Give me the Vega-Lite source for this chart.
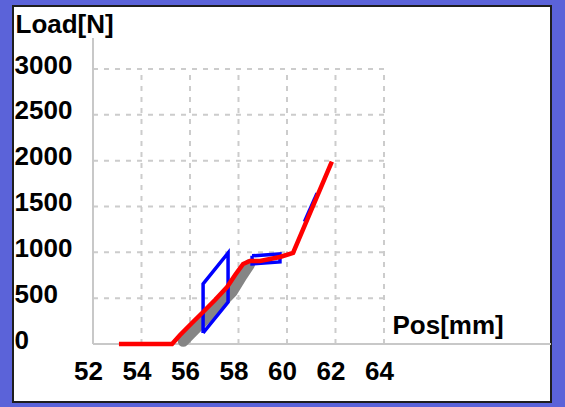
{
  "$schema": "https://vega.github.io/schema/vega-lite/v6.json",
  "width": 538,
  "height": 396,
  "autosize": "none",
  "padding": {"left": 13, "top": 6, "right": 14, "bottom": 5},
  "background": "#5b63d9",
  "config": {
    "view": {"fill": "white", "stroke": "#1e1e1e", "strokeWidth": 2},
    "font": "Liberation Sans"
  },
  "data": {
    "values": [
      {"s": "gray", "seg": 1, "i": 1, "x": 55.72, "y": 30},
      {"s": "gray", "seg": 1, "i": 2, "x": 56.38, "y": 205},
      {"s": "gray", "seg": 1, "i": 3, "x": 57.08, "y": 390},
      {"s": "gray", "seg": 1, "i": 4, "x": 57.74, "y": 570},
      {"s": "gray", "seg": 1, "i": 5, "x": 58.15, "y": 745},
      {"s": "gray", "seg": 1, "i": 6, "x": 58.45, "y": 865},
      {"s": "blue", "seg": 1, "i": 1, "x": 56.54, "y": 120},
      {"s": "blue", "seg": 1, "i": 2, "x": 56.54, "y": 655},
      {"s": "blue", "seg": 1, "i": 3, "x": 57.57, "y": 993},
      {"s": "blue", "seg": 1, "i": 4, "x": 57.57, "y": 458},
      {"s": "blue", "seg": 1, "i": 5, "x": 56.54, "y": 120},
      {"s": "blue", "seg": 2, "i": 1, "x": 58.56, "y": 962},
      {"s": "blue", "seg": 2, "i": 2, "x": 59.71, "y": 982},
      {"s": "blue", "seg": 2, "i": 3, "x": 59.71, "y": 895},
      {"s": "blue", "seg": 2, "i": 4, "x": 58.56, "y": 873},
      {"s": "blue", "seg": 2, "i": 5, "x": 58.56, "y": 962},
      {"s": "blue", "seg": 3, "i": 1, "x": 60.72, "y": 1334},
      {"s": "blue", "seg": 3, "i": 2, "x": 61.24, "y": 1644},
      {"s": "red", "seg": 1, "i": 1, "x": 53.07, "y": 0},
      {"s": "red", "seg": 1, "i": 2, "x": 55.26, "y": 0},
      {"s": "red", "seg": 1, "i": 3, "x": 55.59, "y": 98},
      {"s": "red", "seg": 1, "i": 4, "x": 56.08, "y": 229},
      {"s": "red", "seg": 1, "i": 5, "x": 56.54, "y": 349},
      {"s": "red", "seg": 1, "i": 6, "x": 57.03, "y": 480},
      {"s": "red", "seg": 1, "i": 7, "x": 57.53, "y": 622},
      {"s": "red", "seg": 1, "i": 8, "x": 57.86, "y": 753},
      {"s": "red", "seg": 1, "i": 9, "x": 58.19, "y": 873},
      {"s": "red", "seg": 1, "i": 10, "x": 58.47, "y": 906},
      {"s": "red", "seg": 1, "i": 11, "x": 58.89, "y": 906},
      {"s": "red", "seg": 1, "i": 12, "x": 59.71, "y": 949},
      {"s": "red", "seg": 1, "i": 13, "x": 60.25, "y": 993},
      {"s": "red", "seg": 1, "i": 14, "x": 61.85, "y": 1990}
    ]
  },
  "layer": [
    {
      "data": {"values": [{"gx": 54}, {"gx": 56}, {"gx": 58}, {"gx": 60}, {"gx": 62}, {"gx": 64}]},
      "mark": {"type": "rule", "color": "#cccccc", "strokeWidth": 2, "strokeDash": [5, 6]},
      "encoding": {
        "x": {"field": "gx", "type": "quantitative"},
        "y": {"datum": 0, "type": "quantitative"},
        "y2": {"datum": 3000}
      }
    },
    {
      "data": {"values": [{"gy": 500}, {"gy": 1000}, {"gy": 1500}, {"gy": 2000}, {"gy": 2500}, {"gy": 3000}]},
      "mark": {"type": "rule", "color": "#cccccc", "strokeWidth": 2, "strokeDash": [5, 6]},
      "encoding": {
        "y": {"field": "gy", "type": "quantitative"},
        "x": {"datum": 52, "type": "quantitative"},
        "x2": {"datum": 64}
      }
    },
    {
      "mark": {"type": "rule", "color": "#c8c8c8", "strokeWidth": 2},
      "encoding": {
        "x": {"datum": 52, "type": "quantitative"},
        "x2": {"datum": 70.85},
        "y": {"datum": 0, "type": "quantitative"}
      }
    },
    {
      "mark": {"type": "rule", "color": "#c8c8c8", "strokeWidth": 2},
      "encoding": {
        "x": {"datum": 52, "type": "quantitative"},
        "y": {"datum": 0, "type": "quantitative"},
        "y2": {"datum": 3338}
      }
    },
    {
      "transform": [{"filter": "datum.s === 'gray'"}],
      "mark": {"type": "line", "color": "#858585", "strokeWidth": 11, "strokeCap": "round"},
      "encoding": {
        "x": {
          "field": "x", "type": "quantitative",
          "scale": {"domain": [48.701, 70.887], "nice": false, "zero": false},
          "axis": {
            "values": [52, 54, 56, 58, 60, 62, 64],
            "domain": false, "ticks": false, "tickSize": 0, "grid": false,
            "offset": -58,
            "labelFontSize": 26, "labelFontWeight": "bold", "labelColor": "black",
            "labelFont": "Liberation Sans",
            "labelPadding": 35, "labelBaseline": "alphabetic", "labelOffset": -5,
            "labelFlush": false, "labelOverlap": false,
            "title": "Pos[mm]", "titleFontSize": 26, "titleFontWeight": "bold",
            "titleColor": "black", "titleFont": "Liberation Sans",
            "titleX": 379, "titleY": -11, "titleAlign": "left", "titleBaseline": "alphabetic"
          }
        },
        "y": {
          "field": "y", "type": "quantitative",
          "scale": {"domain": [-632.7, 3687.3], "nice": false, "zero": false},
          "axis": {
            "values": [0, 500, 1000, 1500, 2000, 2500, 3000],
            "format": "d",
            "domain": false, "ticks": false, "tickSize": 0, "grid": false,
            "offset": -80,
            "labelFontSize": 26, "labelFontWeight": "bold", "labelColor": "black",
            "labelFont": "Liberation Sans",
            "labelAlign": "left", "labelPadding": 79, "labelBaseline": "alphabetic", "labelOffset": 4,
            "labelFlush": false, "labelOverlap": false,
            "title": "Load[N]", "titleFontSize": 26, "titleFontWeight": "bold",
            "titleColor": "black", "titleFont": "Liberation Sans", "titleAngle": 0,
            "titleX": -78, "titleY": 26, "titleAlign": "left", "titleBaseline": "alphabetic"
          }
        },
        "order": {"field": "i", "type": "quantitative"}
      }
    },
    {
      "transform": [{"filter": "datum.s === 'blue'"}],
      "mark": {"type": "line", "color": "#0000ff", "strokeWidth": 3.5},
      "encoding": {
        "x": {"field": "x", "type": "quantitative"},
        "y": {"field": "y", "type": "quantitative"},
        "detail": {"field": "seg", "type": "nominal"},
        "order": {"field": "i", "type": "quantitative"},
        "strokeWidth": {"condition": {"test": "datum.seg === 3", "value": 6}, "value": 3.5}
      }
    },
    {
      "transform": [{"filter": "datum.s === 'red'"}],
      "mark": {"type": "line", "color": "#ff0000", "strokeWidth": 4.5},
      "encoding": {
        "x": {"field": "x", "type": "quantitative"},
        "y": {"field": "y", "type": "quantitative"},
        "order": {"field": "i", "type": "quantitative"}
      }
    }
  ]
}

::::

* [WORK INSTRUCTIONS] Transcribe the whole listing exactly. Pictures are excluded.

* [COMPLETE OUTPUT]
Give me the Vega-Lite source for this chart.
{
  "$schema": "https://vega.github.io/schema/vega-lite/v6.json",
  "width": 538,
  "height": 396,
  "autosize": "none",
  "padding": {"left": 13, "top": 6, "right": 14, "bottom": 5},
  "background": "#5b63d9",
  "config": {
    "view": {"fill": "white", "stroke": "#1e1e1e", "strokeWidth": 2},
    "font": "Liberation Sans"
  },
  "data": {
    "values": [
      {"s": "gray", "seg": 1, "i": 1, "x": 55.72, "y": 30},
      {"s": "gray", "seg": 1, "i": 2, "x": 56.38, "y": 205},
      {"s": "gray", "seg": 1, "i": 3, "x": 57.08, "y": 390},
      {"s": "gray", "seg": 1, "i": 4, "x": 57.74, "y": 570},
      {"s": "gray", "seg": 1, "i": 5, "x": 58.15, "y": 745},
      {"s": "gray", "seg": 1, "i": 6, "x": 58.45, "y": 865},
      {"s": "blue", "seg": 1, "i": 1, "x": 56.54, "y": 120},
      {"s": "blue", "seg": 1, "i": 2, "x": 56.54, "y": 655},
      {"s": "blue", "seg": 1, "i": 3, "x": 57.57, "y": 993},
      {"s": "blue", "seg": 1, "i": 4, "x": 57.57, "y": 458},
      {"s": "blue", "seg": 1, "i": 5, "x": 56.54, "y": 120},
      {"s": "blue", "seg": 2, "i": 1, "x": 58.56, "y": 962},
      {"s": "blue", "seg": 2, "i": 2, "x": 59.71, "y": 982},
      {"s": "blue", "seg": 2, "i": 3, "x": 59.71, "y": 895},
      {"s": "blue", "seg": 2, "i": 4, "x": 58.56, "y": 873},
      {"s": "blue", "seg": 2, "i": 5, "x": 58.56, "y": 962},
      {"s": "blue", "seg": 3, "i": 1, "x": 60.72, "y": 1334},
      {"s": "blue", "seg": 3, "i": 2, "x": 61.24, "y": 1644},
      {"s": "red", "seg": 1, "i": 1, "x": 53.07, "y": 0},
      {"s": "red", "seg": 1, "i": 2, "x": 55.26, "y": 0},
      {"s": "red", "seg": 1, "i": 3, "x": 55.59, "y": 98},
      {"s": "red", "seg": 1, "i": 4, "x": 56.08, "y": 229},
      {"s": "red", "seg": 1, "i": 5, "x": 56.54, "y": 349},
      {"s": "red", "seg": 1, "i": 6, "x": 57.03, "y": 480},
      {"s": "red", "seg": 1, "i": 7, "x": 57.53, "y": 622},
      {"s": "red", "seg": 1, "i": 8, "x": 57.86, "y": 753},
      {"s": "red", "seg": 1, "i": 9, "x": 58.19, "y": 873},
      {"s": "red", "seg": 1, "i": 10, "x": 58.47, "y": 906},
      {"s": "red", "seg": 1, "i": 11, "x": 58.89, "y": 906},
      {"s": "red", "seg": 1, "i": 12, "x": 59.71, "y": 949},
      {"s": "red", "seg": 1, "i": 13, "x": 60.25, "y": 993},
      {"s": "red", "seg": 1, "i": 14, "x": 61.85, "y": 1990}
    ]
  },
  "layer": [
    {
      "data": {"values": [{"gx": 54}, {"gx": 56}, {"gx": 58}, {"gx": 60}, {"gx": 62}, {"gx": 64}]},
      "mark": {"type": "rule", "color": "#cccccc", "strokeWidth": 2, "strokeDash": [5, 6]},
      "encoding": {
        "x": {"field": "gx", "type": "quantitative"},
        "y": {"datum": 0, "type": "quantitative"},
        "y2": {"datum": 3000}
      }
    },
    {
      "data": {"values": [{"gy": 500}, {"gy": 1000}, {"gy": 1500}, {"gy": 2000}, {"gy": 2500}, {"gy": 3000}]},
      "mark": {"type": "rule", "color": "#cccccc", "strokeWidth": 2, "strokeDash": [5, 6]},
      "encoding": {
        "y": {"field": "gy", "type": "quantitative"},
        "x": {"datum": 52, "type": "quantitative"},
        "x2": {"datum": 64}
      }
    },
    {
      "mark": {"type": "rule", "color": "#c8c8c8", "strokeWidth": 2},
      "encoding": {
        "x": {"datum": 52, "type": "quantitative"},
        "x2": {"datum": 70.85},
        "y": {"datum": 0, "type": "quantitative"}
      }
    },
    {
      "mark": {"type": "rule", "color": "#c8c8c8", "strokeWidth": 2},
      "encoding": {
        "x": {"datum": 52, "type": "quantitative"},
        "y": {"datum": 0, "type": "quantitative"},
        "y2": {"datum": 3338}
      }
    },
    {
      "transform": [{"filter": "datum.s === 'gray'"}],
      "mark": {"type": "line", "color": "#858585", "strokeWidth": 11, "strokeCap": "round"},
      "encoding": {
        "x": {
          "field": "x", "type": "quantitative",
          "scale": {"domain": [48.701, 70.887], "nice": false, "zero": false},
          "axis": {
            "values": [52, 54, 56, 58, 60, 62, 64],
            "domain": false, "ticks": false, "tickSize": 0, "grid": false,
            "offset": -58,
            "labelFontSize": 26, "labelFontWeight": "bold", "labelColor": "black",
            "labelFont": "Liberation Sans",
            "labelPadding": 35, "labelBaseline": "alphabetic", "labelOffset": -5,
            "labelFlush": false, "labelOverlap": false,
            "title": "Pos[mm]", "titleFontSize": 26, "titleFontWeight": "bold",
            "titleColor": "black", "titleFont": "Liberation Sans",
            "titleX": 379, "titleY": -11, "titleAlign": "left", "titleBaseline": "alphabetic"
          }
        },
        "y": {
          "field": "y", "type": "quantitative",
          "scale": {"domain": [-632.7, 3687.3], "nice": false, "zero": false},
          "axis": {
            "values": [0, 500, 1000, 1500, 2000, 2500, 3000],
            "format": "d",
            "domain": false, "ticks": false, "tickSize": 0, "grid": false,
            "offset": -80,
            "labelFontSize": 26, "labelFontWeight": "bold", "labelColor": "black",
            "labelFont": "Liberation Sans",
            "labelAlign": "left", "labelPadding": 79, "labelBaseline": "alphabetic", "labelOffset": 4,
            "labelFlush": false, "labelOverlap": false,
            "title": "Load[N]", "titleFontSize": 26, "titleFontWeight": "bold",
            "titleColor": "black", "titleFont": "Liberation Sans", "titleAngle": 0,
            "titleX": -78, "titleY": 26, "titleAlign": "left", "titleBaseline": "alphabetic"
          }
        },
        "order": {"field": "i", "type": "quantitative"}
      }
    },
    {
      "transform": [{"filter": "datum.s === 'blue'"}],
      "mark": {"type": "line", "color": "#0000ff", "strokeWidth": 3.5},
      "encoding": {
        "x": {"field": "x", "type": "quantitative"},
        "y": {"field": "y", "type": "quantitative"},
        "detail": {"field": "seg", "type": "nominal"},
        "order": {"field": "i", "type": "quantitative"},
        "strokeWidth": {"condition": {"test": "datum.seg === 3", "value": 6}, "value": 3.5}
      }
    },
    {
      "transform": [{"filter": "datum.s === 'red'"}],
      "mark": {"type": "line", "color": "#ff0000", "strokeWidth": 4.5},
      "encoding": {
        "x": {"field": "x", "type": "quantitative"},
        "y": {"field": "y", "type": "quantitative"},
        "order": {"field": "i", "type": "quantitative"}
      }
    }
  ]
}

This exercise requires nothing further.